# [Directions for this task]
Your task is to repeat all of the data exactly while excluding the pictures.

[Dataset section start]

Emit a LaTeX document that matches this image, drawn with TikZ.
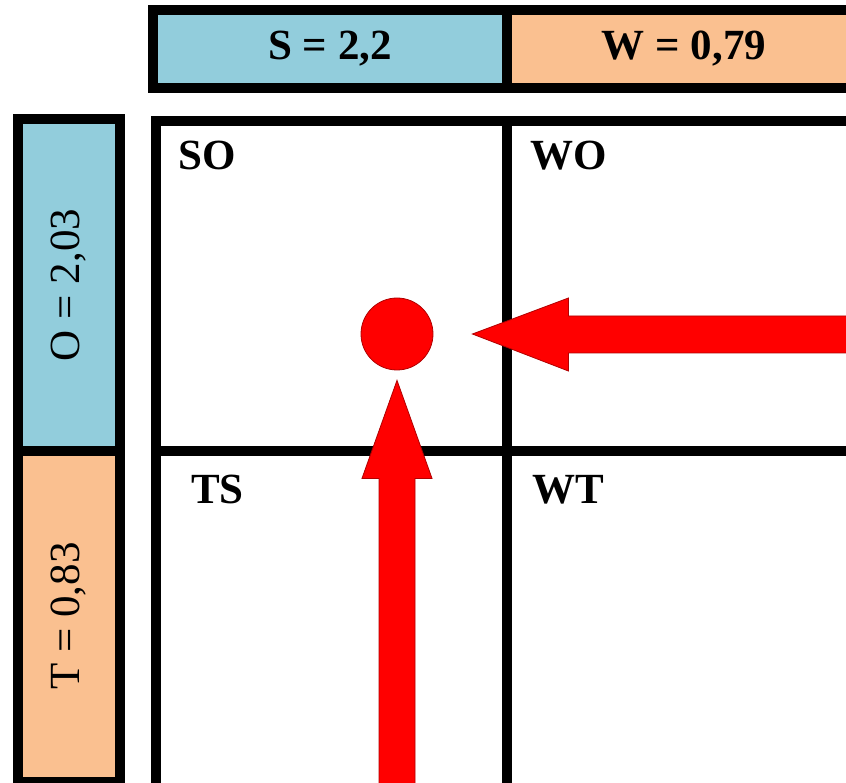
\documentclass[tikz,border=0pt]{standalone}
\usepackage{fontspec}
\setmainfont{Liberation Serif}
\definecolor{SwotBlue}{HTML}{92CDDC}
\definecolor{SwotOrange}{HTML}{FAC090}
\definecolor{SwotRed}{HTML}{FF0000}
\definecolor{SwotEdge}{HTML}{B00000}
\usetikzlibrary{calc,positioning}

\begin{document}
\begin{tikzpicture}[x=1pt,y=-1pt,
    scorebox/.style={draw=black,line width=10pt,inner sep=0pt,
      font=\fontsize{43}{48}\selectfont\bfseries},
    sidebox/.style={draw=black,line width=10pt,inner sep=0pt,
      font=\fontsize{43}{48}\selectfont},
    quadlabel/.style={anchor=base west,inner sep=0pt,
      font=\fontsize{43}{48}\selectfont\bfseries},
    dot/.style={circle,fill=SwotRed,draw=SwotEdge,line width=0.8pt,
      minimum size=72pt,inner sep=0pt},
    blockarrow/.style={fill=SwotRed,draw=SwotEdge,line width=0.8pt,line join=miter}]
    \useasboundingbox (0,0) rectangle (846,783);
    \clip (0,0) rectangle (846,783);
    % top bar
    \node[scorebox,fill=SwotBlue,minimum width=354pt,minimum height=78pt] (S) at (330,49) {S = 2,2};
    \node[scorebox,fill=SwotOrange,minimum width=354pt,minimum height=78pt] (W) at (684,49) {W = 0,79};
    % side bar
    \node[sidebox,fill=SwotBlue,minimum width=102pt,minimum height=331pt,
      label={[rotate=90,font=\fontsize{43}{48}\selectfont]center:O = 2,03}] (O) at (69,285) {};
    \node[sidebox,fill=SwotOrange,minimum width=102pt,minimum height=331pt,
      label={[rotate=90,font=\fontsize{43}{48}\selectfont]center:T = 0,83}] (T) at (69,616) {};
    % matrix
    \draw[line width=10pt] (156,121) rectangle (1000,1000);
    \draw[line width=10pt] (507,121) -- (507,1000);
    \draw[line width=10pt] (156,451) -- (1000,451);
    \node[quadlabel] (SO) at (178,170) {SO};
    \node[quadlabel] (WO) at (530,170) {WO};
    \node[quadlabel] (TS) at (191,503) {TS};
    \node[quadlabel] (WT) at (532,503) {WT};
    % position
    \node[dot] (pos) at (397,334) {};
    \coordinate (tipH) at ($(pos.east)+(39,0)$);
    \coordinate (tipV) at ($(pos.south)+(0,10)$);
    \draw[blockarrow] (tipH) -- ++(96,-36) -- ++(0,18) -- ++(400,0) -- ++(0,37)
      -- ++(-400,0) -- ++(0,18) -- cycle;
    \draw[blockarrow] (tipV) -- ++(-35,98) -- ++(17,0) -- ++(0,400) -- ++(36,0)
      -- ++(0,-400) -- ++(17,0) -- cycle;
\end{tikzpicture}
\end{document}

[Dataset section end]

# [Answer to the problem]
Emit a LaTeX document that matches this image, drawn with TikZ.
\documentclass[tikz,border=0pt]{standalone}
\usepackage{fontspec}
\setmainfont{Liberation Serif}
\definecolor{SwotBlue}{HTML}{92CDDC}
\definecolor{SwotOrange}{HTML}{FAC090}
\definecolor{SwotRed}{HTML}{FF0000}
\definecolor{SwotEdge}{HTML}{B00000}
\usetikzlibrary{calc,positioning}

\begin{document}
\begin{tikzpicture}[x=1pt,y=-1pt,
    scorebox/.style={draw=black,line width=10pt,inner sep=0pt,
      font=\fontsize{43}{48}\selectfont\bfseries},
    sidebox/.style={draw=black,line width=10pt,inner sep=0pt,
      font=\fontsize{43}{48}\selectfont},
    quadlabel/.style={anchor=base west,inner sep=0pt,
      font=\fontsize{43}{48}\selectfont\bfseries},
    dot/.style={circle,fill=SwotRed,draw=SwotEdge,line width=0.8pt,
      minimum size=72pt,inner sep=0pt},
    blockarrow/.style={fill=SwotRed,draw=SwotEdge,line width=0.8pt,line join=miter}]
    \useasboundingbox (0,0) rectangle (846,783);
    \clip (0,0) rectangle (846,783);
    % top bar
    \node[scorebox,fill=SwotBlue,minimum width=354pt,minimum height=78pt] (S) at (330,49) {S = 2,2};
    \node[scorebox,fill=SwotOrange,minimum width=354pt,minimum height=78pt] (W) at (684,49) {W = 0,79};
    % side bar
    \node[sidebox,fill=SwotBlue,minimum width=102pt,minimum height=331pt,
      label={[rotate=90,font=\fontsize{43}{48}\selectfont]center:O = 2,03}] (O) at (69,285) {};
    \node[sidebox,fill=SwotOrange,minimum width=102pt,minimum height=331pt,
      label={[rotate=90,font=\fontsize{43}{48}\selectfont]center:T = 0,83}] (T) at (69,616) {};
    % matrix
    \draw[line width=10pt] (156,121) rectangle (1000,1000);
    \draw[line width=10pt] (507,121) -- (507,1000);
    \draw[line width=10pt] (156,451) -- (1000,451);
    \node[quadlabel] (SO) at (178,170) {SO};
    \node[quadlabel] (WO) at (530,170) {WO};
    \node[quadlabel] (TS) at (191,503) {TS};
    \node[quadlabel] (WT) at (532,503) {WT};
    % position
    \node[dot] (pos) at (397,334) {};
    \coordinate (tipH) at ($(pos.east)+(39,0)$);
    \coordinate (tipV) at ($(pos.south)+(0,10)$);
    \draw[blockarrow] (tipH) -- ++(96,-36) -- ++(0,18) -- ++(400,0) -- ++(0,37)
      -- ++(-400,0) -- ++(0,18) -- cycle;
    \draw[blockarrow] (tipV) -- ++(-35,98) -- ++(17,0) -- ++(0,400) -- ++(36,0)
      -- ++(0,-400) -- ++(17,0) -- cycle;
\end{tikzpicture}
\end{document}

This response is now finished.